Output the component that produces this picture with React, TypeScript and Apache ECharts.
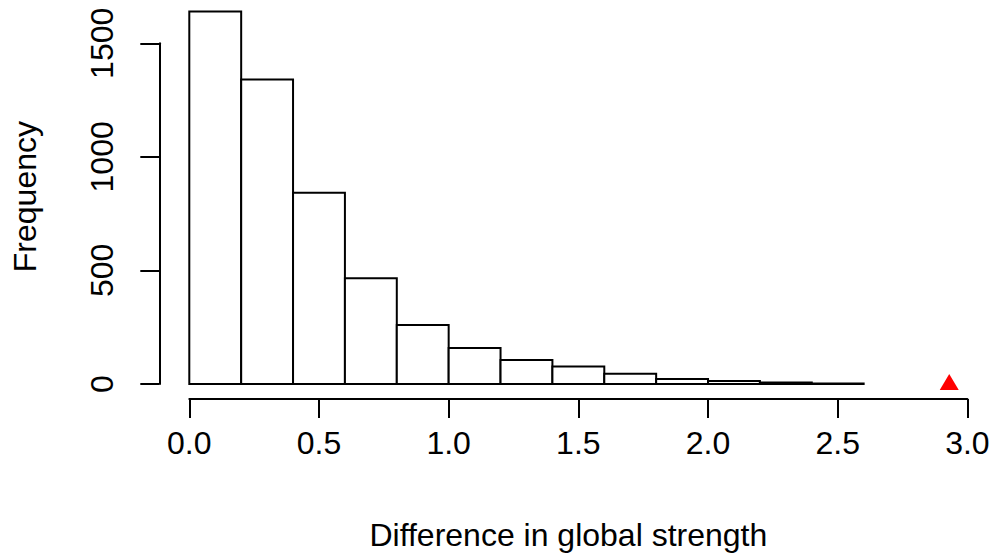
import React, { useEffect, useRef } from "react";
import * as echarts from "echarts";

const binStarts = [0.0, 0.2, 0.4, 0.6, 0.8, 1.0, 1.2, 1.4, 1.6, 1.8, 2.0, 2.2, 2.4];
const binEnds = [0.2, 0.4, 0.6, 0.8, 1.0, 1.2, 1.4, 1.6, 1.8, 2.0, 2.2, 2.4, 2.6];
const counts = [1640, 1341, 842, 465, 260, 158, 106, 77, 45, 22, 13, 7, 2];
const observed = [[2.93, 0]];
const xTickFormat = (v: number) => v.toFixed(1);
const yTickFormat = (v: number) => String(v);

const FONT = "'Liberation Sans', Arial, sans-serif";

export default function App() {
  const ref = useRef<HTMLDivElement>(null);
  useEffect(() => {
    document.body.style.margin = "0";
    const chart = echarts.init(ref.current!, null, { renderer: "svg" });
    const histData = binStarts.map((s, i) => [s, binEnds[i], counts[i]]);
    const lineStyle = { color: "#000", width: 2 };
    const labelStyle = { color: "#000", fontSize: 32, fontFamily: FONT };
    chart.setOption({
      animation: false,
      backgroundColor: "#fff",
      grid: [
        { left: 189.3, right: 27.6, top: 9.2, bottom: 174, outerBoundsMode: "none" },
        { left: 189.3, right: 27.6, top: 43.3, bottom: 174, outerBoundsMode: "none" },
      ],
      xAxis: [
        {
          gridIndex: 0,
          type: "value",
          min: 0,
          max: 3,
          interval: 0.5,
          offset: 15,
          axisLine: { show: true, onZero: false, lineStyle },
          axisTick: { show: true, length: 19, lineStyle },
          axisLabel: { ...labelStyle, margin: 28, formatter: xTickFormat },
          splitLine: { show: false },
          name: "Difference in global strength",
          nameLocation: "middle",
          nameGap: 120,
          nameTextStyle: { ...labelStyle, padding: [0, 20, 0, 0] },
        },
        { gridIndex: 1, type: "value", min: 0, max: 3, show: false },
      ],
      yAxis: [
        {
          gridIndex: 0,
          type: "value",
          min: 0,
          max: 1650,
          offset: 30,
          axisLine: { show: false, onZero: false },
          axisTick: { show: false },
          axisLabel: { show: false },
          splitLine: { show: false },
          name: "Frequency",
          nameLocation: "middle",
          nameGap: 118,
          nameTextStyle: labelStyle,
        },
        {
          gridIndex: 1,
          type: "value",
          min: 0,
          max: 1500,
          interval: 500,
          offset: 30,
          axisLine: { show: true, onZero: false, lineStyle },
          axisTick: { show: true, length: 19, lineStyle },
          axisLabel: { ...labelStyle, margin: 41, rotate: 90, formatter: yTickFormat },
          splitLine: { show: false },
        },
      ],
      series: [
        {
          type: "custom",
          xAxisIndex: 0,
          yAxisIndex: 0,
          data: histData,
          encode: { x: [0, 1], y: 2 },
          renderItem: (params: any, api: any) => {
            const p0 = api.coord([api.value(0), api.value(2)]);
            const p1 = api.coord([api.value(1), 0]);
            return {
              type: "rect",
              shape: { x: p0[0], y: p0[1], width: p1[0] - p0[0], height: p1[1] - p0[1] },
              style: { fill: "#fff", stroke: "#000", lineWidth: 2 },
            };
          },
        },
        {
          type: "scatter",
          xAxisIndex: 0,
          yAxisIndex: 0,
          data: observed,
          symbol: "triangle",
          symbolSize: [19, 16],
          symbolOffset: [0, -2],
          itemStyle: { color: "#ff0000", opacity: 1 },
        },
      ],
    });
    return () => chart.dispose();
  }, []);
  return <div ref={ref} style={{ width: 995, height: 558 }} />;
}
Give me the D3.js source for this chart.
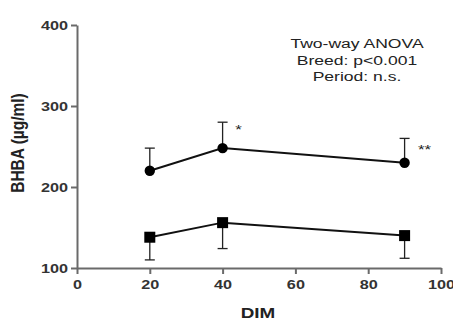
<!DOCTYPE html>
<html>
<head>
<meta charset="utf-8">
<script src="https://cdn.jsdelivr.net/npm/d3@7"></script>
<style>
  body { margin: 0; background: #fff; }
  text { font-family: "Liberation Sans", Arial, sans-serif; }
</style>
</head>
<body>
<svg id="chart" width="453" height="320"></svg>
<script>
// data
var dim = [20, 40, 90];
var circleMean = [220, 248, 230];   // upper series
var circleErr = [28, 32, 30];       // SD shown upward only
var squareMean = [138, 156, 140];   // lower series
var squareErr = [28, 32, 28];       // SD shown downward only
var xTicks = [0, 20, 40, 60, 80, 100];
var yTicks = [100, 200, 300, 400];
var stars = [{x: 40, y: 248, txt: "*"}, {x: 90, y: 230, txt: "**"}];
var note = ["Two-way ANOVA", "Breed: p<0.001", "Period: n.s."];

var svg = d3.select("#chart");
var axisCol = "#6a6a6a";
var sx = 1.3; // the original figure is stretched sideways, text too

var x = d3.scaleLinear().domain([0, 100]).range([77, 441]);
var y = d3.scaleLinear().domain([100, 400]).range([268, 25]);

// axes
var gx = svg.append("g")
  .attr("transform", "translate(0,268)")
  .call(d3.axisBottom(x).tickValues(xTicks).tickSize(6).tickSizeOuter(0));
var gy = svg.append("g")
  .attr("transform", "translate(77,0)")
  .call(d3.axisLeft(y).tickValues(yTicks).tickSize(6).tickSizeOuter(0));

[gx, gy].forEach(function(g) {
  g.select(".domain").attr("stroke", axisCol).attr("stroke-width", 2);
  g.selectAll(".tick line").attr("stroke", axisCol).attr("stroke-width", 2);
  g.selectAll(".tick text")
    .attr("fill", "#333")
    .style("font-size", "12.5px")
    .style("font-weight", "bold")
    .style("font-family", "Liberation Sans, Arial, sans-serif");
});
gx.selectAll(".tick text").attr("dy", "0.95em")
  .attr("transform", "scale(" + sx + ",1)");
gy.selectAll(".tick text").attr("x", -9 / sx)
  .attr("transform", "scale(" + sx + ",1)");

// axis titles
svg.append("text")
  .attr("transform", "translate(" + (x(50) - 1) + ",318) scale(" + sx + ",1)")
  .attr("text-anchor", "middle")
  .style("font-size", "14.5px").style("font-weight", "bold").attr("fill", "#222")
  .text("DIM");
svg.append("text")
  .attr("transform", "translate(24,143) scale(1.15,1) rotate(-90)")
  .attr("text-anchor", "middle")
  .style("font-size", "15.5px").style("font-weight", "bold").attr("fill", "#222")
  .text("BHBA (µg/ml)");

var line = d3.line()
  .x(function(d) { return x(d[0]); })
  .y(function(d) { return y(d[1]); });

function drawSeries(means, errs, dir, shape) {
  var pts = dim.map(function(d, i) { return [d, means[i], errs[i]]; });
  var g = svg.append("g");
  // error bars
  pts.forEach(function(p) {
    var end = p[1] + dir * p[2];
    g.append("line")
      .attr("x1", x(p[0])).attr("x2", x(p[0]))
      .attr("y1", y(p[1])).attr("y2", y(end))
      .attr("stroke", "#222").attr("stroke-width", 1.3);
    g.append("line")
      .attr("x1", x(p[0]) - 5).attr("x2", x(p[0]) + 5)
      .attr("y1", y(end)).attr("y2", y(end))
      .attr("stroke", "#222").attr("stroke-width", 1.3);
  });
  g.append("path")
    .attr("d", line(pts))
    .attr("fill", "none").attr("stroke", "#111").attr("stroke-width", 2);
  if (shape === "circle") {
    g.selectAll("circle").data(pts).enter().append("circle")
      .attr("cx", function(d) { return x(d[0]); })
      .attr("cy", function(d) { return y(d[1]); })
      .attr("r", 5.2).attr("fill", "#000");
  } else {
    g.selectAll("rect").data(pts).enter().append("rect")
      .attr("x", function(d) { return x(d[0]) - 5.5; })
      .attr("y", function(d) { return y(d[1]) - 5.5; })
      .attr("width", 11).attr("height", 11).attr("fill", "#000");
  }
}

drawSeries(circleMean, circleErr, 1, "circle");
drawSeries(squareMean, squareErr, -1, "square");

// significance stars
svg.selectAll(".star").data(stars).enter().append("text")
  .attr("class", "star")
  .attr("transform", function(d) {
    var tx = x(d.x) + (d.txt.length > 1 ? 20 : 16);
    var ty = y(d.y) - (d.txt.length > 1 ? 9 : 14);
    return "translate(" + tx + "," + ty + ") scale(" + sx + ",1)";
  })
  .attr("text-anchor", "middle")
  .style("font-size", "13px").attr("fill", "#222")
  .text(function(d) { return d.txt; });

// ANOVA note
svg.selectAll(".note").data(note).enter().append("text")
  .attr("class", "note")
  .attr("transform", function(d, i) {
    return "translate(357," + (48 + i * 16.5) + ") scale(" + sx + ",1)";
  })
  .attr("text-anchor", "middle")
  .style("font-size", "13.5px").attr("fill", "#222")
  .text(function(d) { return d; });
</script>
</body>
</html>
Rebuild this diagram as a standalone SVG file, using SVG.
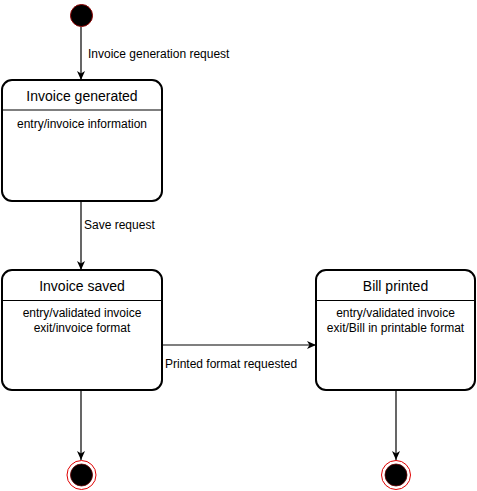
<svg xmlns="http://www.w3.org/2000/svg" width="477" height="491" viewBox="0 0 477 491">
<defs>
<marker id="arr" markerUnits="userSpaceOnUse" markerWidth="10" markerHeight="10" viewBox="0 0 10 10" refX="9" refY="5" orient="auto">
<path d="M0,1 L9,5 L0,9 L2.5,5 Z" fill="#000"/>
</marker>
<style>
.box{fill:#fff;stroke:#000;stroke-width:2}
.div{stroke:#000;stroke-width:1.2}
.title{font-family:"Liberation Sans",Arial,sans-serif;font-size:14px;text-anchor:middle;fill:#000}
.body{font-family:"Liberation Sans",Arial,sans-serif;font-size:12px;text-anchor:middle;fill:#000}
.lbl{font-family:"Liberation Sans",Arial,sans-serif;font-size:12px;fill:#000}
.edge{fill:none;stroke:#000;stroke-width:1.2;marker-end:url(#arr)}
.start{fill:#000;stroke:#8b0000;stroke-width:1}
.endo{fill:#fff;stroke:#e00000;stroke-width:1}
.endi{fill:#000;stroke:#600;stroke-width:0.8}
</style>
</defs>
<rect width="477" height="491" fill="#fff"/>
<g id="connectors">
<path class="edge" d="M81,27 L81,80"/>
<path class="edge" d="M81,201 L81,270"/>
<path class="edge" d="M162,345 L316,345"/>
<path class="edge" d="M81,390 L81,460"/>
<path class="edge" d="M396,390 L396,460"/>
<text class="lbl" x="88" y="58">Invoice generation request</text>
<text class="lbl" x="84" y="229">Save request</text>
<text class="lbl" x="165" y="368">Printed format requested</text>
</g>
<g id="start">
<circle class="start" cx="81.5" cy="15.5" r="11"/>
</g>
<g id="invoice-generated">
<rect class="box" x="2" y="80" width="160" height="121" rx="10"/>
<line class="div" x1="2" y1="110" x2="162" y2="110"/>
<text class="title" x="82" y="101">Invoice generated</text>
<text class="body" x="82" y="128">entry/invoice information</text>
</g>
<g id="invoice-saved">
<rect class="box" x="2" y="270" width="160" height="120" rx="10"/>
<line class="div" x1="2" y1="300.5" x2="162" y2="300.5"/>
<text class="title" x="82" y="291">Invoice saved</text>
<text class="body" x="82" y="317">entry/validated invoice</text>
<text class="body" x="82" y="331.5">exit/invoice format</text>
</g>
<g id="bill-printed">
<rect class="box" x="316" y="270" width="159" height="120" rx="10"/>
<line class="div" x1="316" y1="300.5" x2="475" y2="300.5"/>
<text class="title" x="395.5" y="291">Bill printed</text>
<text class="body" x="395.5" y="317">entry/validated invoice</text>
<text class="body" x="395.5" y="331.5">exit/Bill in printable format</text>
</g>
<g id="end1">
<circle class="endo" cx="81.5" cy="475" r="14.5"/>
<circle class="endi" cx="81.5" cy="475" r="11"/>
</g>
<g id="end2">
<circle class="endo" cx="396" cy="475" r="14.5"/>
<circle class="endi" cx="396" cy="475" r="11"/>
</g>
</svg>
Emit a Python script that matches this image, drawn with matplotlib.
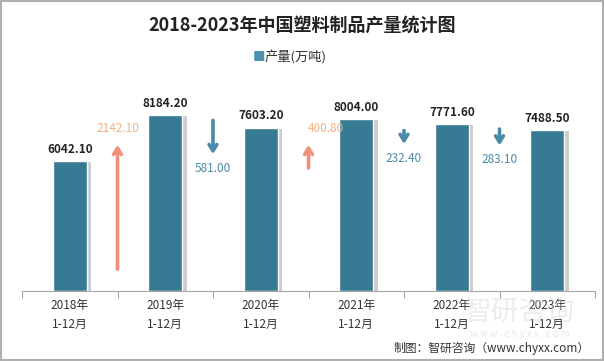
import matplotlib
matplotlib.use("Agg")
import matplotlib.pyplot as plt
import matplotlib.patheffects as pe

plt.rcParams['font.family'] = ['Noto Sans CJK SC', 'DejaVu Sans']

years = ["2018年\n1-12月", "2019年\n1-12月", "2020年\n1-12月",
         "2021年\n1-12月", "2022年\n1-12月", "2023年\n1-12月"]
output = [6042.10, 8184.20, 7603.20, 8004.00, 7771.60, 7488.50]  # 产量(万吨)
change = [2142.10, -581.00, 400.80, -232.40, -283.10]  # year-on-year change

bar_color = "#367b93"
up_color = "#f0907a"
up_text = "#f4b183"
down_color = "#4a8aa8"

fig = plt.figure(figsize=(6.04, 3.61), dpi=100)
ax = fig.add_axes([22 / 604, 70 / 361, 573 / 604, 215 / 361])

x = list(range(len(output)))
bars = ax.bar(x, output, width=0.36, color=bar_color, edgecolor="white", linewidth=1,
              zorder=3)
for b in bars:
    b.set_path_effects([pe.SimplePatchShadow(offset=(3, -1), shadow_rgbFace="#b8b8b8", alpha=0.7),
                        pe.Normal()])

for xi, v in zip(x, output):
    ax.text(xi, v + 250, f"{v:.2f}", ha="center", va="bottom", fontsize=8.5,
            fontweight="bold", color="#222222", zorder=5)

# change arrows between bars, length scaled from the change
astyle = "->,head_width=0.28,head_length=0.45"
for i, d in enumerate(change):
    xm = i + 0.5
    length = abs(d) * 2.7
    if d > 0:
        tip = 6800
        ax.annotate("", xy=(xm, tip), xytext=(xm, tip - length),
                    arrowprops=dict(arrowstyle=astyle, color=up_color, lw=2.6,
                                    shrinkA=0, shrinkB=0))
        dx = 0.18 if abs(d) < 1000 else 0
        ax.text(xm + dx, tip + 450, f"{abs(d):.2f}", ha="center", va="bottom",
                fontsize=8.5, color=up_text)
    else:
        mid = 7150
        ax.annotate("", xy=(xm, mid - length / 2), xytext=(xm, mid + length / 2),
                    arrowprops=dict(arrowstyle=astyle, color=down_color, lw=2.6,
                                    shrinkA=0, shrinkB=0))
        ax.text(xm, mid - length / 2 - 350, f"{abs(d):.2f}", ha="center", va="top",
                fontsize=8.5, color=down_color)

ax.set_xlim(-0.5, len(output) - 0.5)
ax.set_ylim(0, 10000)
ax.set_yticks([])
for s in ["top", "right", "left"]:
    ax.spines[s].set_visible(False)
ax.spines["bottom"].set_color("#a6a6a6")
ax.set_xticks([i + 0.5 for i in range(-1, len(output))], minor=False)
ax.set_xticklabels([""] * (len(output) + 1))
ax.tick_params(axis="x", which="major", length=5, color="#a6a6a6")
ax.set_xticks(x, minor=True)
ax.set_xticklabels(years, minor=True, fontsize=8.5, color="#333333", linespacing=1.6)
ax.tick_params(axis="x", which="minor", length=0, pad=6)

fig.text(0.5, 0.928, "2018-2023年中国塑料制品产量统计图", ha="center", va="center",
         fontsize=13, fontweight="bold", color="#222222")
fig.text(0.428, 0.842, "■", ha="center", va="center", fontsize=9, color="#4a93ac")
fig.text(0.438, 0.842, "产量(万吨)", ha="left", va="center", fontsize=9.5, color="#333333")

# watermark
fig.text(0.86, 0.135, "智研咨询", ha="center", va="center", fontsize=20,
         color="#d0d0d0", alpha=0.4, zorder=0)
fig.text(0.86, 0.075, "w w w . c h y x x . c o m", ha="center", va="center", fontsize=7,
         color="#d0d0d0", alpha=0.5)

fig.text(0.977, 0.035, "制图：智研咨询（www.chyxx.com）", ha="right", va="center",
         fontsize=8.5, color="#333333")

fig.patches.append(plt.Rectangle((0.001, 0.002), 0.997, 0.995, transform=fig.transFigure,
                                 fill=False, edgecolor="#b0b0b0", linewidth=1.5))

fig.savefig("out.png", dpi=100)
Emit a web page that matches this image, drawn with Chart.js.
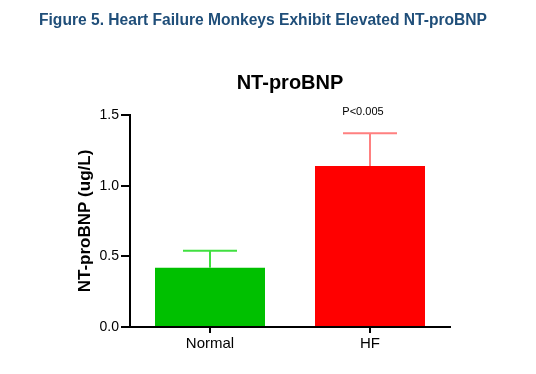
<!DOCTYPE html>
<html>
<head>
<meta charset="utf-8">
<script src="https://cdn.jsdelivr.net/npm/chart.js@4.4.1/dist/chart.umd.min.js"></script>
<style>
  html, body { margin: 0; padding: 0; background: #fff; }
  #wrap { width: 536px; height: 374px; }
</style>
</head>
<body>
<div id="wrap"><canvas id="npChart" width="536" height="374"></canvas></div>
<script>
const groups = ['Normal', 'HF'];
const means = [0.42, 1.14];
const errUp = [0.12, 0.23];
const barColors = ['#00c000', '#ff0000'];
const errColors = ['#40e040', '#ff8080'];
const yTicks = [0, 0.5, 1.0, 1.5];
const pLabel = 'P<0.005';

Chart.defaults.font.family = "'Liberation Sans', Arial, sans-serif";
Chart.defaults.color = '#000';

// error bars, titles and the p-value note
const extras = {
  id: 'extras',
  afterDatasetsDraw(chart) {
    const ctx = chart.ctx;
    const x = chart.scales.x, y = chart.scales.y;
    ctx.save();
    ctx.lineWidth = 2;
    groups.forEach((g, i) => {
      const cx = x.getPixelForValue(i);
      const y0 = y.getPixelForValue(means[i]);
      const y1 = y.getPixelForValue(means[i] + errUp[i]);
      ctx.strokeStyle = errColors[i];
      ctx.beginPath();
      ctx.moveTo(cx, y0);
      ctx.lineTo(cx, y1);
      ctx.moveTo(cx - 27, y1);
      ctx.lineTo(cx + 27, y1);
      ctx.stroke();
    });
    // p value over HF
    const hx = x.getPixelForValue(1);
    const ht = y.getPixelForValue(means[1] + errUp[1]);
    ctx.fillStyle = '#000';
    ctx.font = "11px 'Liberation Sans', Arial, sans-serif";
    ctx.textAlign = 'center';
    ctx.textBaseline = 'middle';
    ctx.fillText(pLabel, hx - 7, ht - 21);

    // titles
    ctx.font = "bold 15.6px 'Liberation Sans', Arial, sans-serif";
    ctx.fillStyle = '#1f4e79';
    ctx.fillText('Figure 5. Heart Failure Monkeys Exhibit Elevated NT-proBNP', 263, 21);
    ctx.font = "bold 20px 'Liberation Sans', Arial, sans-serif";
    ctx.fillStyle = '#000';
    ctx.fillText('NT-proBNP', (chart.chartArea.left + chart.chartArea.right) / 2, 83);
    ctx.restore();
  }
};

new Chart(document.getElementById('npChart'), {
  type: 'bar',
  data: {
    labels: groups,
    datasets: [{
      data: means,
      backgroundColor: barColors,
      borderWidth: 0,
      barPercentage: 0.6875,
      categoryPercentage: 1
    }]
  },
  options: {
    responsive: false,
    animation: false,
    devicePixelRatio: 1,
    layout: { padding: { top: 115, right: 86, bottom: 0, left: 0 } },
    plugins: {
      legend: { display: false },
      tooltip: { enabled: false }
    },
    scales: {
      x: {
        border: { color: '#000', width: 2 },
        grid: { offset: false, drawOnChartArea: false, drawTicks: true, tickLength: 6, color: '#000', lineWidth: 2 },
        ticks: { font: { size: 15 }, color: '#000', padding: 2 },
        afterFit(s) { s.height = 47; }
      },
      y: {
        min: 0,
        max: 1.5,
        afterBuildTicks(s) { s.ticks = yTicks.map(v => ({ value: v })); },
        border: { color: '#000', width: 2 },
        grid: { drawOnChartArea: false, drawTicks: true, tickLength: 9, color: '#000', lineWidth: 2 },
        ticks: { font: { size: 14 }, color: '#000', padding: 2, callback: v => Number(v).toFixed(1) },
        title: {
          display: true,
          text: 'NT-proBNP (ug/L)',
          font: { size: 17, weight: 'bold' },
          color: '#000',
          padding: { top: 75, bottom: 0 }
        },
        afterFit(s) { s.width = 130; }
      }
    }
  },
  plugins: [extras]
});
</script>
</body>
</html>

_ _ _ _ _ _ _

What you should do: Quote exactly what appears from the line containing "Give me the D3.js source for this chart." through the line containing "var y = d3.scaleLinear().domain([100, 400]).range([268, 25]);", both included, except for the pictures, and nothing more.

Solution to the exercise:
Give me the D3.js source for this chart.
<!DOCTYPE html>
<html>
<head>
<meta charset="utf-8">
<script src="https://cdn.jsdelivr.net/npm/d3@7"></script>
<style>
  body { margin: 0; background: #fff; }
  text { font-family: "Liberation Sans", Arial, sans-serif; }
</style>
</head>
<body>
<svg id="chart" width="453" height="320"></svg>
<script>
// data
var dim = [20, 40, 90];
var circleMean = [220, 248, 230];   // upper series
var circleErr = [28, 32, 30];       // SD shown upward only
var squareMean = [138, 156, 140];   // lower series
var squareErr = [28, 32, 28];       // SD shown downward only
var xTicks = [0, 20, 40, 60, 80, 100];
var yTicks = [100, 200, 300, 400];
var stars = [{x: 40, y: 248, txt: "*"}, {x: 90, y: 230, txt: "**"}];
var note = ["Two-way ANOVA", "Breed: p<0.001", "Period: n.s."];

var svg = d3.select("#chart");
var axisCol = "#6a6a6a";
var sx = 1.3; // the original figure is stretched sideways, text too

var x = d3.scaleLinear().domain([0, 100]).range([77, 441]);
var y = d3.scaleLinear().domain([100, 400]).range([268, 25]);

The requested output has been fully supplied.